> **Problem description**
Copy each line exactly.

BEGIN Records

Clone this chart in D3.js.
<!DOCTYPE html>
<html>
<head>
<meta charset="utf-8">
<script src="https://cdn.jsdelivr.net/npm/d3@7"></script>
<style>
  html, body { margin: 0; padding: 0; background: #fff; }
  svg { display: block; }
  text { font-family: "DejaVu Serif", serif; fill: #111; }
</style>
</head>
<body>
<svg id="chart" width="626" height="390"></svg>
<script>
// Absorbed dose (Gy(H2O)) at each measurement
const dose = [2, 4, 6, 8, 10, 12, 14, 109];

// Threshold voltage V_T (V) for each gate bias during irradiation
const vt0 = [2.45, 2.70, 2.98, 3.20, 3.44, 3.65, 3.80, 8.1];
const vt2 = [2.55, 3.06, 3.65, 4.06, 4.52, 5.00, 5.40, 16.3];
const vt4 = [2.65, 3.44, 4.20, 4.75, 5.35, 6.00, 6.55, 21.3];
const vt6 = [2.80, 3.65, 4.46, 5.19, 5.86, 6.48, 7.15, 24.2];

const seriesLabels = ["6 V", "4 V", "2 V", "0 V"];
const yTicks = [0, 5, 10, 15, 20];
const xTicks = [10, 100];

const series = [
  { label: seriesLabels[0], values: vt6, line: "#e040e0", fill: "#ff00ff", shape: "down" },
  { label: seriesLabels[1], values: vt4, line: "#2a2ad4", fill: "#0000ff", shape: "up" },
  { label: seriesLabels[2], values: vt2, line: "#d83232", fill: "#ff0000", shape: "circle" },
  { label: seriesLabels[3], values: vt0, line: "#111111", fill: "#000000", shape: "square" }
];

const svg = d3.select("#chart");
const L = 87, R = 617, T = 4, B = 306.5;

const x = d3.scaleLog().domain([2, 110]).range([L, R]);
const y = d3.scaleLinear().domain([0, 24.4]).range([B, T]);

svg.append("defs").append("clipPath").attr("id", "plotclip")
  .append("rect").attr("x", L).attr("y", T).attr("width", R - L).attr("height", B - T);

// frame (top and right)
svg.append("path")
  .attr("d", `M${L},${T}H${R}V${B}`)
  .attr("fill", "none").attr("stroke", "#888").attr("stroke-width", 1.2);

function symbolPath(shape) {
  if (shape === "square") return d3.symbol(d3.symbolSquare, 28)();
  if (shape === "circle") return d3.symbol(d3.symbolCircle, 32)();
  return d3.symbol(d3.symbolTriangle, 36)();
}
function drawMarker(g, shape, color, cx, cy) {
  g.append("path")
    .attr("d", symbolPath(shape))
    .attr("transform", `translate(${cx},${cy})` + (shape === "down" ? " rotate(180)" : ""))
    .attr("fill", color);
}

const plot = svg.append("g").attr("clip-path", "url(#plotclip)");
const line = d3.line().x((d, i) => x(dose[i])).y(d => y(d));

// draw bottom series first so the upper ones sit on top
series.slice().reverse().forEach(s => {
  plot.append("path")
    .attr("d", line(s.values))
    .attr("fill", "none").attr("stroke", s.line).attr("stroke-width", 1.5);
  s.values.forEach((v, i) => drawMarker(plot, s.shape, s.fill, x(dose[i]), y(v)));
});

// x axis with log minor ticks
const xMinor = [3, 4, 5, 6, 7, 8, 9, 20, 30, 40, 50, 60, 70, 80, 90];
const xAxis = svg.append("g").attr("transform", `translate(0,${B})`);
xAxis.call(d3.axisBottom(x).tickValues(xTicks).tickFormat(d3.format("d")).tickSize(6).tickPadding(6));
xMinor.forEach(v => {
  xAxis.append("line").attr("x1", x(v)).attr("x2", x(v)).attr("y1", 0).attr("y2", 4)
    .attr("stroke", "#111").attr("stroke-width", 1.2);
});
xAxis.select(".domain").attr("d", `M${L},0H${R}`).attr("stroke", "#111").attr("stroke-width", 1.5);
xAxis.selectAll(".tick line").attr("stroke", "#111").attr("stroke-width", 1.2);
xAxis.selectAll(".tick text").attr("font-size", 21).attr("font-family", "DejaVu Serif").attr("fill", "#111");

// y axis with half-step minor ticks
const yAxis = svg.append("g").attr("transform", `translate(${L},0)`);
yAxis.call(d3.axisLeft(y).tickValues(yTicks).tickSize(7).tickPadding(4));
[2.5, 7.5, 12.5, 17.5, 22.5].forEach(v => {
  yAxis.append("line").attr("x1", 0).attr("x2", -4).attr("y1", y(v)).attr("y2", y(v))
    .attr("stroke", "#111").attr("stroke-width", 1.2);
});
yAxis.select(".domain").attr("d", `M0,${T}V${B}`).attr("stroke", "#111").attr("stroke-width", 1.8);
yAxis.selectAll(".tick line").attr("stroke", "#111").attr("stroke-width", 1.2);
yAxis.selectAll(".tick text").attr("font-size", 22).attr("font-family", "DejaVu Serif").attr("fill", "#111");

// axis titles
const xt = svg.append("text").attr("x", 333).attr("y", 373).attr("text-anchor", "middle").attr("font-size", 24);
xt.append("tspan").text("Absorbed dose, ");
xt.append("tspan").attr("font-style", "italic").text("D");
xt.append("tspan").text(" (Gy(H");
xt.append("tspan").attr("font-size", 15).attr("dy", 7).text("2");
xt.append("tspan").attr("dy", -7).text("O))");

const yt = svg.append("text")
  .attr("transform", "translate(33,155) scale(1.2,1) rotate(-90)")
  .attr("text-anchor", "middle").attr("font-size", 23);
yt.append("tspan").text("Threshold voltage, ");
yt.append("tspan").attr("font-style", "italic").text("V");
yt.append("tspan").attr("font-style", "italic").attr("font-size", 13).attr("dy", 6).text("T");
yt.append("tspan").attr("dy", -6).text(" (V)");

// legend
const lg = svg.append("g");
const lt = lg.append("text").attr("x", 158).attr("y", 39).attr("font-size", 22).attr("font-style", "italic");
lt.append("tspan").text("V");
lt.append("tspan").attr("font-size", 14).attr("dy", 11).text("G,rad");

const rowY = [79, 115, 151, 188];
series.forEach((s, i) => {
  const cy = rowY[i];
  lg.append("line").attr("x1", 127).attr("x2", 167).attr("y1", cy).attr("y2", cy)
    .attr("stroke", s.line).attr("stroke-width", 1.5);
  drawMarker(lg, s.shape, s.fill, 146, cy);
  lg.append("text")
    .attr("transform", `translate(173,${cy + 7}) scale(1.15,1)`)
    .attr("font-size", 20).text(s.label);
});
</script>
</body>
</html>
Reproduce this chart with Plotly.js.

END Records

> **Exercise answer**
Clone this chart in D3.js.
<!DOCTYPE html>
<html>
<head>
<meta charset="utf-8">
<script src="https://cdn.jsdelivr.net/npm/d3@7"></script>
<style>
  html, body { margin: 0; padding: 0; background: #fff; }
  svg { display: block; }
  text { font-family: "DejaVu Serif", serif; fill: #111; }
</style>
</head>
<body>
<svg id="chart" width="626" height="390"></svg>
<script>
// Absorbed dose (Gy(H2O)) at each measurement
const dose = [2, 4, 6, 8, 10, 12, 14, 109];

// Threshold voltage V_T (V) for each gate bias during irradiation
const vt0 = [2.45, 2.70, 2.98, 3.20, 3.44, 3.65, 3.80, 8.1];
const vt2 = [2.55, 3.06, 3.65, 4.06, 4.52, 5.00, 5.40, 16.3];
const vt4 = [2.65, 3.44, 4.20, 4.75, 5.35, 6.00, 6.55, 21.3];
const vt6 = [2.80, 3.65, 4.46, 5.19, 5.86, 6.48, 7.15, 24.2];

const seriesLabels = ["6 V", "4 V", "2 V", "0 V"];
const yTicks = [0, 5, 10, 15, 20];
const xTicks = [10, 100];

const series = [
  { label: seriesLabels[0], values: vt6, line: "#e040e0", fill: "#ff00ff", shape: "down" },
  { label: seriesLabels[1], values: vt4, line: "#2a2ad4", fill: "#0000ff", shape: "up" },
  { label: seriesLabels[2], values: vt2, line: "#d83232", fill: "#ff0000", shape: "circle" },
  { label: seriesLabels[3], values: vt0, line: "#111111", fill: "#000000", shape: "square" }
];

const svg = d3.select("#chart");
const L = 87, R = 617, T = 4, B = 306.5;

const x = d3.scaleLog().domain([2, 110]).range([L, R]);
const y = d3.scaleLinear().domain([0, 24.4]).range([B, T]);

svg.append("defs").append("clipPath").attr("id", "plotclip")
  .append("rect").attr("x", L).attr("y", T).attr("width", R - L).attr("height", B - T);

// frame (top and right)
svg.append("path")
  .attr("d", `M${L},${T}H${R}V${B}`)
  .attr("fill", "none").attr("stroke", "#888").attr("stroke-width", 1.2);

function symbolPath(shape) {
  if (shape === "square") return d3.symbol(d3.symbolSquare, 28)();
  if (shape === "circle") return d3.symbol(d3.symbolCircle, 32)();
  return d3.symbol(d3.symbolTriangle, 36)();
}
function drawMarker(g, shape, color, cx, cy) {
  g.append("path")
    .attr("d", symbolPath(shape))
    .attr("transform", `translate(${cx},${cy})` + (shape === "down" ? " rotate(180)" : ""))
    .attr("fill", color);
}

const plot = svg.append("g").attr("clip-path", "url(#plotclip)");
const line = d3.line().x((d, i) => x(dose[i])).y(d => y(d));

// draw bottom series first so the upper ones sit on top
series.slice().reverse().forEach(s => {
  plot.append("path")
    .attr("d", line(s.values))
    .attr("fill", "none").attr("stroke", s.line).attr("stroke-width", 1.5);
  s.values.forEach((v, i) => drawMarker(plot, s.shape, s.fill, x(dose[i]), y(v)));
});

// x axis with log minor ticks
const xMinor = [3, 4, 5, 6, 7, 8, 9, 20, 30, 40, 50, 60, 70, 80, 90];
const xAxis = svg.append("g").attr("transform", `translate(0,${B})`);
xAxis.call(d3.axisBottom(x).tickValues(xTicks).tickFormat(d3.format("d")).tickSize(6).tickPadding(6));
xMinor.forEach(v => {
  xAxis.append("line").attr("x1", x(v)).attr("x2", x(v)).attr("y1", 0).attr("y2", 4)
    .attr("stroke", "#111").attr("stroke-width", 1.2);
});
xAxis.select(".domain").attr("d", `M${L},0H${R}`).attr("stroke", "#111").attr("stroke-width", 1.5);
xAxis.selectAll(".tick line").attr("stroke", "#111").attr("stroke-width", 1.2);
xAxis.selectAll(".tick text").attr("font-size", 21).attr("font-family", "DejaVu Serif").attr("fill", "#111");

// y axis with half-step minor ticks
const yAxis = svg.append("g").attr("transform", `translate(${L},0)`);
yAxis.call(d3.axisLeft(y).tickValues(yTicks).tickSize(7).tickPadding(4));
[2.5, 7.5, 12.5, 17.5, 22.5].forEach(v => {
  yAxis.append("line").attr("x1", 0).attr("x2", -4).attr("y1", y(v)).attr("y2", y(v))
    .attr("stroke", "#111").attr("stroke-width", 1.2);
});
yAxis.select(".domain").attr("d", `M0,${T}V${B}`).attr("stroke", "#111").attr("stroke-width", 1.8);
yAxis.selectAll(".tick line").attr("stroke", "#111").attr("stroke-width", 1.2);
yAxis.selectAll(".tick text").attr("font-size", 22).attr("font-family", "DejaVu Serif").attr("fill", "#111");

// axis titles
const xt = svg.append("text").attr("x", 333).attr("y", 373).attr("text-anchor", "middle").attr("font-size", 24);
xt.append("tspan").text("Absorbed dose, ");
xt.append("tspan").attr("font-style", "italic").text("D");
xt.append("tspan").text(" (Gy(H");
xt.append("tspan").attr("font-size", 15).attr("dy", 7).text("2");
xt.append("tspan").attr("dy", -7).text("O))");

const yt = svg.append("text")
  .attr("transform", "translate(33,155) scale(1.2,1) rotate(-90)")
  .attr("text-anchor", "middle").attr("font-size", 23);
yt.append("tspan").text("Threshold voltage, ");
yt.append("tspan").attr("font-style", "italic").text("V");
yt.append("tspan").attr("font-style", "italic").attr("font-size", 13).attr("dy", 6).text("T");
yt.append("tspan").attr("dy", -6).text(" (V)");

// legend
const lg = svg.append("g");
const lt = lg.append("text").attr("x", 158).attr("y", 39).attr("font-size", 22).attr("font-style", "italic");
lt.append("tspan").text("V");
lt.append("tspan").attr("font-size", 14).attr("dy", 11).text("G,rad");

const rowY = [79, 115, 151, 188];
series.forEach((s, i) => {
  const cy = rowY[i];
  lg.append("line").attr("x1", 127).attr("x2", 167).attr("y1", cy).attr("y2", cy)
    .attr("stroke", s.line).attr("stroke-width", 1.5);
  drawMarker(lg, s.shape, s.fill, 146, cy);
  lg.append("text")
    .attr("transform", `translate(173,${cy + 7}) scale(1.15,1)`)
    .attr("font-size", 20).text(s.label);
});
</script>
</body>
</html>
Reproduce this chart with Plotly.js.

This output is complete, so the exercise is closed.